Aber hören Sie bitte auf, zu sagen, Sie würden Geld für die Integrationspauschale an die Kommunen weiterleiten. Denn das, liebe Kolleginnen und Kollegen, ist eine schlichte Lüge.
(Beifall von den GRÜNEN und der SPD)
Der zweite Redebeitrag zu diesem Tagesordnungspunkt von
Mehrdad Mostofizadeh (GRÜNE): Frau Präsidentin! Werte Kolleginnen und Kollegen! Ich will es sehr präzise ausdrücken, Frau Ministerin – das kann ich auch Sie fragen, Herr Kollege Höne –: Sind Sie beim Altschuldenfonds der Meinung, dass Nordrhein-Westfalen nur handeln soll, wenn der Bund aus dem Quark kommt?
Ich habe nämlich folgenden Eindruck: CDU und SPD tun immer so, als würde keiner von Ihnen beiden im Bund regieren. Sie regieren aber gemeinsam. Das ist Ihre gemeinsame Verantwortung. Wenn Herr Scholz das macht, ist es auch Frau Merkel. Sonst müsste Frau Merkel von ihrer Richtlinienkompetenz Gebrauch machen.

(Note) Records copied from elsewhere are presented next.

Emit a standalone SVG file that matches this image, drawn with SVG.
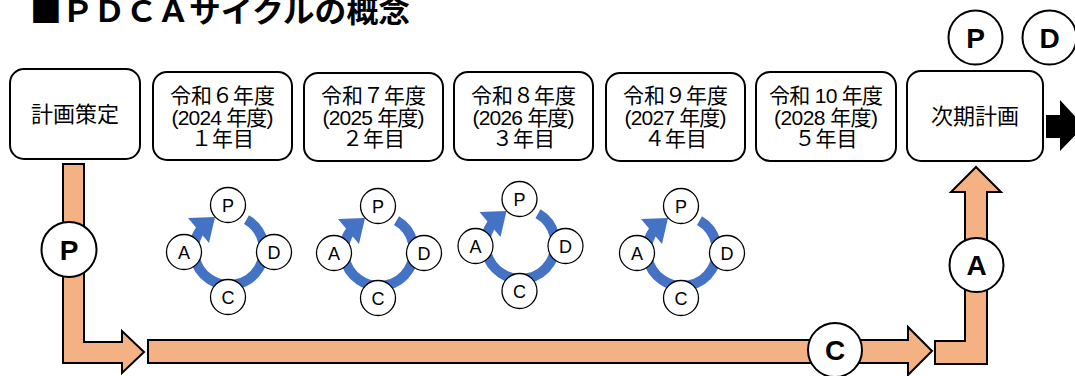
<svg xmlns="http://www.w3.org/2000/svg" width="1075" height="376" viewBox="0 0 1075 376">
<style>
.box{fill:#fff;stroke:#000;stroke-width:2}
.jp{font-family:"Liberation Sans","Noto Sans CJK JP",sans-serif;font-size:21px;fill:#000;text-anchor:middle}
.orange{fill:#F4B183;stroke:#000;stroke-width:2;stroke-linejoin:miter}
.big{fill:#fff;stroke:#000;stroke-width:2}
.bigt{font-family:"Liberation Sans",Arial,sans-serif;font-weight:bold;font-size:28px;text-anchor:middle;fill:#000}
.sm{fill:#fff;stroke:#000;stroke-width:1.3}
.smt{font-family:"Liberation Sans",Arial,sans-serif;font-size:18px;text-anchor:middle;fill:#000}
.ring{fill:none;stroke:#4472C4;stroke-width:10}
.head{fill:#4472C4}
</style>

<g id="title">
<text x="30" y="22" textLength="380" lengthAdjust="spacingAndGlyphs" style="font-family:'Noto Sans CJK JP',sans-serif;font-weight:bold;font-size:30px">■ＰＤＣＡサイクルの概念</text>
</g>

<g id="connectors">
<path class="orange" d="M63,164 H84 V342 H122 V331 L144,352 L122,373 V363 H63 Z"/>
<path class="orange" d="M148,340 H908 V327 L932,351 L908,375 V363 H148 Z"/>
<path class="orange" d="M935,341 H965 V192 H951 L976,167 L1001,192 H987 V364 H935 Z"/>
<path d="M1046,115 H1060 V100 L1084,126 L1060,151 V138 H1046 Z" fill="#000"/>
</g>

<g id="box-plan">
<rect class="box" x="10" y="69" width="130" height="90" rx="14"/>
<text class="jp" x="75" y="122" style="font-size:22px">計画策定</text>
</g>
<g id="box-r6">
<rect class="box" x="153" y="72" width="139" height="88" rx="14"/>
<text class="jp" x="222.5" y="103">令和６年度</text>
<text class="jp" x="222.5" y="125" textLength="102">(2024 年度)</text>
<text class="jp" x="222.5" y="146">１年目</text>
</g>
<g id="box-r7">
<rect class="box" x="304" y="73" width="139" height="88" rx="14"/>
<text class="jp" x="373.5" y="103">令和７年度</text>
<text class="jp" x="373.5" y="125" textLength="102">(2025 年度)</text>
<text class="jp" x="373.5" y="146">２年目</text>
</g>
<g id="box-r8">
<rect class="box" x="454" y="72" width="139" height="88" rx="14"/>
<text class="jp" x="523.5" y="103">令和８年度</text>
<text class="jp" x="523.5" y="125" textLength="102">(2026 年度)</text>
<text class="jp" x="523.5" y="146">３年目</text>
</g>
<g id="box-r9">
<rect class="box" x="606" y="73" width="139" height="88" rx="14"/>
<text class="jp" x="675.5" y="103">令和９年度</text>
<text class="jp" x="675.5" y="125" textLength="102">(2027 年度)</text>
<text class="jp" x="675.5" y="146">４年目</text>
</g>
<g id="box-r10">
<rect class="box" x="756" y="72" width="140" height="89" rx="14"/>
<text class="jp" x="826" y="103" textLength="114">令和 10 年度</text>
<text class="jp" x="826" y="125" textLength="104">(2028 年度)</text>
<text class="jp" x="826" y="146">５年目</text>
</g>
<g id="box-next">
<rect class="box" x="907" y="71" width="136" height="90" rx="14"/>
<text class="jp" x="975" y="124" style="font-size:22px">次期計画</text>
</g>

<g id="badge-P-left">
<circle class="big" cx="69" cy="249.5" r="27.5"/>
<text class="bigt" x="69" y="259.5">P</text>
</g>
<g id="badge-C">
<circle class="big" cx="835" cy="350" r="27"/>
<text class="bigt" x="835" y="360">C</text>
</g>
<g id="badge-A">
<circle class="big" cx="976.5" cy="265" r="27"/>
<text class="bigt" x="976.5" y="275">A</text>
</g>
<g id="badge-P-top">
<circle class="big" cx="975.5" cy="37.5" r="27"/>
<text class="bigt" x="975.5" y="47.5">P</text>
</g>
<g id="badge-D-top">
<circle class="big" cx="1049.5" cy="37.5" r="27"/>
<text class="bigt" x="1049.5" y="47.5">D</text>
</g>

<g id="cycle-1" transform="translate(229,250)">
<path class="ring" d="M17.5,-30.3 A35,35 0 1 1 -28.3,-20.6"/>
<polygon class="head" points="-41,-32 -14,-33 -20,-7"/>
<circle class="sm" cx="-1" cy="-45" r="17.5"/><text class="smt" x="-1" y="-38.5">P</text>
<circle class="sm" cx="45" cy="2" r="17.5"/><text class="smt" x="45" y="8.5">D</text>
<circle class="sm" cx="-1" cy="47" r="17.5"/><text class="smt" x="-1" y="53.5">C</text>
<circle class="sm" cx="-45" cy="2" r="17.5"/><text class="smt" x="-45" y="8.5">A</text>
</g>
<g id="cycle-2" transform="translate(379,251)">
<path class="ring" d="M17.5,-30.3 A35,35 0 1 1 -28.3,-20.6"/>
<polygon class="head" points="-41,-32 -14,-33 -20,-7"/>
<circle class="sm" cx="-1" cy="-45" r="17.5"/><text class="smt" x="-1" y="-38.5">P</text>
<circle class="sm" cx="45" cy="2" r="17.5"/><text class="smt" x="45" y="8.5">D</text>
<circle class="sm" cx="-1" cy="47" r="17.5"/><text class="smt" x="-1" y="53.5">C</text>
<circle class="sm" cx="-45" cy="2" r="17.5"/><text class="smt" x="-45" y="8.5">A</text>
</g>
<g id="cycle-3" transform="translate(520.5,244)">
<path class="ring" d="M17.5,-30.3 A35,35 0 1 1 -28.3,-20.6"/>
<polygon class="head" points="-41,-32 -14,-33 -20,-7"/>
<circle class="sm" cx="-1" cy="-45" r="17.5"/><text class="smt" x="-1" y="-38.5">P</text>
<circle class="sm" cx="45" cy="2" r="17.5"/><text class="smt" x="45" y="8.5">D</text>
<circle class="sm" cx="-1" cy="47" r="17.5"/><text class="smt" x="-1" y="53.5">C</text>
<circle class="sm" cx="-45" cy="2" r="17.5"/><text class="smt" x="-45" y="8.5">A</text>
</g>
<g id="cycle-4" transform="translate(682,251)">
<path class="ring" d="M17.5,-30.3 A35,35 0 1 1 -28.3,-20.6"/>
<polygon class="head" points="-41,-32 -14,-33 -20,-7"/>
<circle class="sm" cx="-1" cy="-45" r="17.5"/><text class="smt" x="-1" y="-38.5">P</text>
<circle class="sm" cx="45" cy="2" r="17.5"/><text class="smt" x="45" y="8.5">D</text>
<circle class="sm" cx="-1" cy="47" r="17.5"/><text class="smt" x="-1" y="53.5">C</text>
<circle class="sm" cx="-45" cy="2" r="17.5"/><text class="smt" x="-45" y="8.5">A</text>
</g>
</svg>
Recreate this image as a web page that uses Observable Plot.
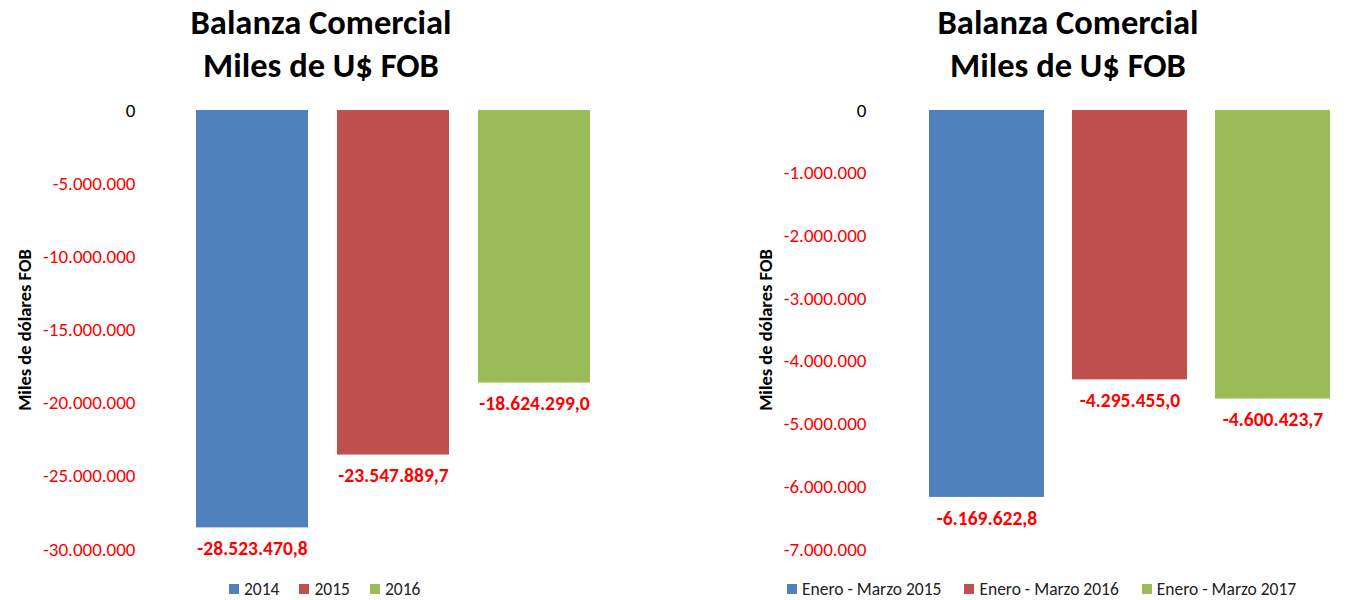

Insofern ist das unangemessen, Frau Ministerin. Sie machen sich nicht zur Sachwalterin der NRW-Kommunen, sondern Sie machen parteipolitische Spielchen auf Kosten der Kommunen in Nordrhein-Westfalen, wenn Sie den Altschuldenfonds nicht endlich auf den Weg bringen. – Das war die erste Bemerkung, liebe Kolleginnen und Kollegen.
Das Zweite ist – und das macht mich mittlerweile wirklich fuchsig –: Beim Flüchtlingsaufnahmegesetz enthalten Sie den Kommunen 750 Millionen Euro vor, weil Sie die Bearbeitung des Gutachtens in die Länge ziehen und nicht zum Abschluss kommen. Jetzt verstecken Sie sich auch noch hinter Minister Stamp. Auch da sind Sie nicht Sachwalterin der Kommunen.
Wenn CDU und FDP in drei Wochen diesen Haushalt so beschließen, haben Sie aus meiner Sicht in zwei Punkten Wahlversprechen wirklich gebrochen. Erstens. Sie haben nicht für die Weiterleitung der Integrationsmittel gesorgt. Zweitens. Sie lassen die Kommunen bei der Unterbringung der Geflüchteten im Regen stehen,
(Josef Hovenjürgen [CDU]: Sagt der, der nichts gegeben hat!)
obwohl das Land 2 Milliarden Euro weniger Ausgaben hat.
Herr Kollege Hovenjürgen, es ist ein Desaster, was Sie hier anrichten.
(Beifall von den GRÜNEN und der SPD – Josef Hovenjürgen [CDU]: Das sagen die, die nichts gegeben haben!)